The opinion of the court was delivered by: Garland E. Burrell, Jr. United States District Judge
Defendant moves to recover "$45,708.81 in fees and costs incurred in connection with its anti-SLAPP Motion and this Fee Motion, which consists of $40,128.81 in the fees and costs [requested in the Motion,] and an additional $5,580.00 in fees incurred in connection with [its reply brief for the Motion] and the anticipated hearing on Defendants' Motion[.]" (Def.'s Reply 10:8-13.) Defendant's motion follows a September 6, 2011 order that granted Defendant's anti-SLAPP motion and dismissed Plaintiff's First Amended Complaint ("FAC") with prejudice. (ECF No. 40.)
Defendant seeks attorneys' fees and costs under section 425.16(c) of the California Code of Civil Procedure, which prescribes: "a prevailing defendant on a special motion to strike shall be entitled to recover his or her attorney's fees and costs." Cal. Civ. Proc. Code § 425.16(c)(1) (2011). Plaintiff does not oppose "the hourly rates requested by defense counsel" or "the claim for costs[; however,] Plaintiff [does not] agree with . . . the specific hours claimed by defense counsel[.]" Id. 2:3-13.
"[F]ee awards should be fully compensatory. . . . [T]he calculation of attorney fees begins with a lodestar figure based on the reasonable hours spent, multiplied by the hourly prevailing rate for private attorneys in the community conducting non-contingent litigation of the same type." Ketchum v. Moses, 24 Cal. 4th 1122, 1133 (2001)(emphasis omitted). "[A]n award of fees may include not only the fees incurred with respect to the underlying claim, but also the fees incurred in enforcing the right to mandatory fees under [section] 425.16." Id. at 1141. "Once the court has fixed the lodestar, it may increase or decrease that amount by applying a positive or negative multiplier to take into account a variety of other factors, including the quality of the representation, the novelty and complexity of the issues, the results obtained, and the contingent risk presented." Thayer v. Wells Fargo Bank, N.A., 92 Cal. App. 4th 819, 833 (2001). "The reasonable value of attorney services is variously defined as the hourly amount to which attorneys of like skill in the area would typically be entitled." Id. at 1133 (internal quotation marks omitted). Since Defendant has produced an unopposed declaration in which it is averred that the requested rates are reasonable and are customarily charged in Sacramento, Defendant's hourly rates are reasonable. (Leonard Decl. ¶¶ 2-4)
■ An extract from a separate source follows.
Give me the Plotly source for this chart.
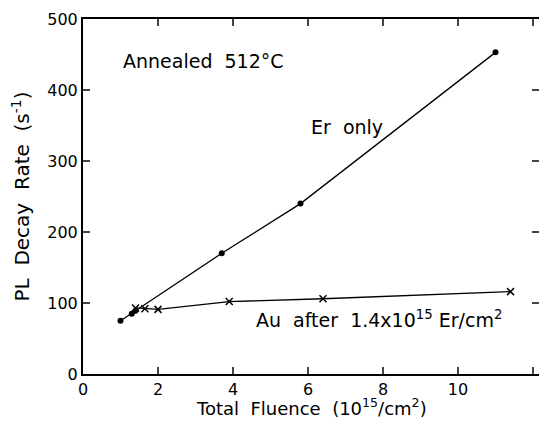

However, Plaintiff argues the amount of hours spent was unreasonable since defense counsel engaged in duplicative and unnecessary work. "[A]n attorney fee award should ordinarily include compensation for all the hours reasonably spent, including those relating solely to the fee." Ketchum, 24 Cal. 4th at 1133 (emphasis in original). Plaintiff argues much of defense counsel's work was unnecessary since "most of defense counsel's hours were as to issues briefed that did not result, and were not mentioned, in the Court's ruling . . . ." (Pl.'s Opp'n 3:1-4.) However, "the fee award should not be reduced simply because the plaintiff failed to prevail on every contention raised in the lawsuit. Litigants in good faith may raise alternative legal grounds for a desired outcome, and the court's rejection of or failure to reach certain grounds is not a sufficient reason for reducing a fee. The result is what matters." Hensley v. Eckerhart, 461 U.S. 424, 435 (1983); see also Metabolife Int'l, Inc. v. Wornick, 213 F. Supp. 2d 1220 (S.D. Cal. 2002) (applying this Hensley principle to an anti-SLAPP case).
Plaintiff also argues "[m]any of the hours are for work that is duplicative[, such as] the 03/18/11 invoice entry for Ms. Wilcox,[which] . . . reveals multiple communications and reviews with no less then [sic] six other persons." (Pl.'s Opp'n 5:16-20.) However, "[i]n challenging attorney fees as excessive because too many hours of work are claimed, it is the burden of the challenging party to point to the specific items challenged, with a sufficient argument and citations to the evidence. General arguments that fees claimed are excessive, duplicative, or unrelated do not suffice." Premier Med. Mgmt., Inc. v. Cal. Ins. Guarantee Ass'n, 163 Cal. App. 4th 550, 564 (2008). Plaintiff does not satisfy his burden since he only specifically identifies one invoice entry as excessive and does not explain how the entry is duplicative of other hours spent.
Plaintiff also argues the number of hours spent was unreasonable since "none of the numerous entries on the billing . . . reveals the specific argument which is the subject of the hours claimed[.]" (Pl.'s Opp'n 5:16-17.) However, Plaintiff has not shown that the fee award should be reduced for unsuccessful arguments. Further, Defendant has produced sufficient supporting evidence to support the amount of the award it seeks.
Therefore, Defendant's request for $45,708.81 in fees and costs incurred in connection with the motions is GRANTED.